Как вовлечь зрителя в орбиту происходящего? Как приобщить всех сидящих в зрительном зале к судьбам, конфликтам, заботам тех, кто предстает перед нами?.. Эти и множество других вопросов возникают перед режиссером каждый раз, когда он берет в руки пьесу, когда созревает замысел.
Есть пьесы, проблематика которых настолько очевидно “включена” в нашу каждодневность, что контакт устанавливается легче, быстрее. Так, например, рассказывая нам о том, как проходило обсуждение спектакля БДТ “Кафедра” (постановка М. Ю. Резниковича) в кругу научных работников Ленинграда, Георгий Александрович снова и снова возвращался к своей излюбленной мысли о сложности понятия “зрители”. Пьеса В. Врублевской вызвала настолько оживленные, настолько принципиальные споры о научной этике, о личности ученого, о педагогике вообще, что разговор ушел далеко от театральных проблем, и трудно было представить себе, что начался он со спектакля.

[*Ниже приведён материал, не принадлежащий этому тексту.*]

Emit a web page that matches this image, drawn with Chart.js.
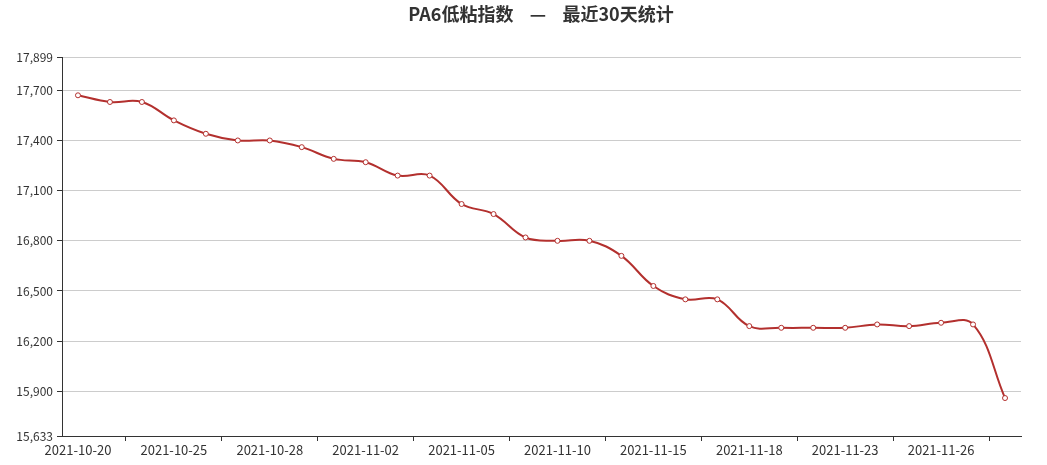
<!DOCTYPE html>
<html>
<head>
<meta charset="utf-8">
<script src="https://cdn.jsdelivr.net/npm/chart.js@4"></script>
<style>
  body { margin: 0; background: #fff; }
  #wrap { width: 1047px; height: 465px; }
</style>
</head>
<body>
<div id="wrap"><canvas id="line-chart" width="1047" height="465"></canvas></div>
<script>
// dates (trading days) and index values
var dates = [
  "2021-10-20", "2021-10-21", "2021-10-22", "2021-10-25", "2021-10-26", "2021-10-27",
  "2021-10-28", "2021-10-29", "2021-11-01", "2021-11-02", "2021-11-03", "2021-11-04",
  "2021-11-05", "2021-11-08", "2021-11-09", "2021-11-10", "2021-11-11", "2021-11-12",
  "2021-11-15", "2021-11-16", "2021-11-17", "2021-11-18", "2021-11-19", "2021-11-22",
  "2021-11-23", "2021-11-24", "2021-11-25", "2021-11-26", "2021-11-29", "2021-11-30"
];
var prices = [
  17670, 17630, 17630, 17520, 17440, 17400,
  17400, 17360, 17290, 17270, 17190, 17190,
  17020, 16960, 16820, 16800, 16800, 16710,
  16530, 16450, 16450, 16290, 16280, 16280,
  16280, 16300, 16290, 16310, 16300, 15860
];
var yTicks = [15633, 15900, 16200, 16500, 16800, 17100, 17400, 17700, 17899];
var labelEvery = 3; // only every 3rd date gets a label
var titleText = "PA6低粘指数    —    最近30天统计";

var lineColor = "#b3302e";
var fontFamily = "'Noto Sans CJK SC', 'Noto Sans', sans-serif";

Chart.defaults.font.family = fontFamily;
Chart.defaults.color = "#333";

// title sits a bit right of the canvas centre in the original, so draw it ourselves
var titlePlugin = {
  id: "offsetTitle",
  afterDraw: function (chart) {
    var ctx = chart.ctx;
    ctx.save();
    ctx.font = "bold 18px " + fontFamily;
    ctx.fillStyle = "#333";
    ctx.textAlign = "center";
    ctx.textBaseline = "middle";
    ctx.fillText(titleText, 541, 14);
    ctx.restore();
  }
};

var config = {
  type: "line",
  data: {
    labels: dates,
    datasets: [{
      label: "PA6低粘指数",
      data: prices,
      borderColor: lineColor,
      borderWidth: 2,
      tension: 0.4,
      pointRadius: 2.5,
      pointBorderWidth: 1,
      pointBackgroundColor: "#fff",
      pointBorderColor: lineColor,
      fill: false
    }]
  },
  options: {
    responsive: false,
    animation: false,
    layout: { padding: { left: 0, right: 26, top: 57, bottom: 0 } },
    plugins: {
      legend: { display: false },
      tooltip: { enabled: false },
      title: { display: false }
    },
    scales: {
      x: {
        offset: true,
        grid: {
          drawOnChartArea: false,
          offset: true,
          tickLength: 5,
          tickColor: function (ctx) {
            return ctx.index % labelEvery === 2 ? "#333" : "rgba(0,0,0,0)";
          }
        },
        border: { color: "#333", width: 1 },
        ticks: {
          autoSkip: false,
          maxRotation: 0,
          padding: 1,
          color: "#333",
          font: { size: 13 },
          callback: function (val, i) {
            return i % labelEvery === 0 ? dates[i] : "";
          }
        },
        afterFit: function (scale) { scale.height = 29; }
      },
      y: {
        min: yTicks[0],
        max: yTicks[yTicks.length - 1],
        afterBuildTicks: function (scale) {
          scale.ticks = yTicks.map(function (v) { return { value: v }; });
        },
        grid: {
          color: "#ccc",
          tickColor: "#333",
          tickLength: 5
        },
        border: { color: "#333", width: 1 },
        ticks: {
          padding: 4,
          color: "#333",
          font: { size: 12 }
        },
        afterFit: function (scale) { scale.width = 62; }
      }
    }
  },
  plugins: [titlePlugin]
};

var lineChart = new Chart(document.getElementById("line-chart").getContext("2d"), config);
</script>
</body>
</html>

Но всегда ли так естественно устанавливается контакт? Ведь куда чаще процесс этот требует кропотливой работы, которая увенчивается в БДТ, как правило, успехом — заслуженным и неоспоримым. Иногда Товстоногов в своих статьях и выступлениях подробно рассказывает о том, как шли поиски того или иного решения спектакля — решения проблемы контакта, без которого любое, самое современное произведение не может обрести сценической жизни. Эти размышления приобретают особую ценность, поскольку они обогащены огромным опытом Товстоногова: и в БДТ, и в других театрах страны, и за рубежом. Сам он считает, что в творческом отношении постановки на зарубежной сцене дали ему очень много.
— Каждый раз, — рассказывает Георгий Александрович, — возникают свои, порой непредсказуемые проблемы и трудности. Ведь, работая за рубежом, не знаешь адресата, поэтому поиски контакта со зрительным залом гораздо труднее. Надо выбрать для постановки вещи общечеловеческие, волнующие любого.
Если говорить о наиболее свежих впечатлениях — это постановка в ФРГ “На всякого мудреца довольно простоты”. Мне кажется, что Островский — драматург настолько виртуозный и острый, что он понятен и интересен зрителям любой страны. Актеры играют его обычно лучше, чем некоторых других наших классиков. В пьесах Островского жизнь, как правило, доведена до гиперболы. Чтобы сыграть это, надо во многом преодолеть привычную методику; в каждой стране — своя театральная школа, свои культурные традиции… Например, для немецких актеров — и соответственно для зрителей — малодоступны такие понятия, как ирония, сарказм. У них и в литературе нет этой традиции, ирония и сарказм в гораздо большей степени свойственны литературе австрийской, у немцев же — юмор. Своеобразный, далекий от Островского, очень национальный. Надо было во многом идти именно от него…
Я помню, как когда-то в Дрездене зрители поняли саму природу сатирического хода через “Ревизора”. Постановка получилась удачной, спектакль купило телевидение, несколько раз показывали — и это не могло не сыграть свою роль как в пропаганде русского драматургического искусства, так и в восприятии “хода многое стало понятнее, ближе.
В нынешней постановке “Мудреца” я стремился утвердить природу психологического гротеска, в котором соединились бы элементы немецкого юмора, национальной гротесковой традиции (Брехт), но в то же время и та острота ситуаций и характеров, та русская традиция, которая живет в Островском… Зал принимал спектакль, на мой взгляд, живо и доброжелательно. Конечно, очень жаль, что никогда не удается посмотреть свой зарубежный спектакль через какое-то время после премьеры. Ведь удача — или неудача — спектакля поверяется, среди прочего, и тем, насколько способен он наполниться новым содержанием уже после того, как прошла премьера. Дело тут не в режиссерских и актерских доработках, дело в органичности выявления смысла, изначально заложенного и раскрывающегося все глубже с каждым представлением.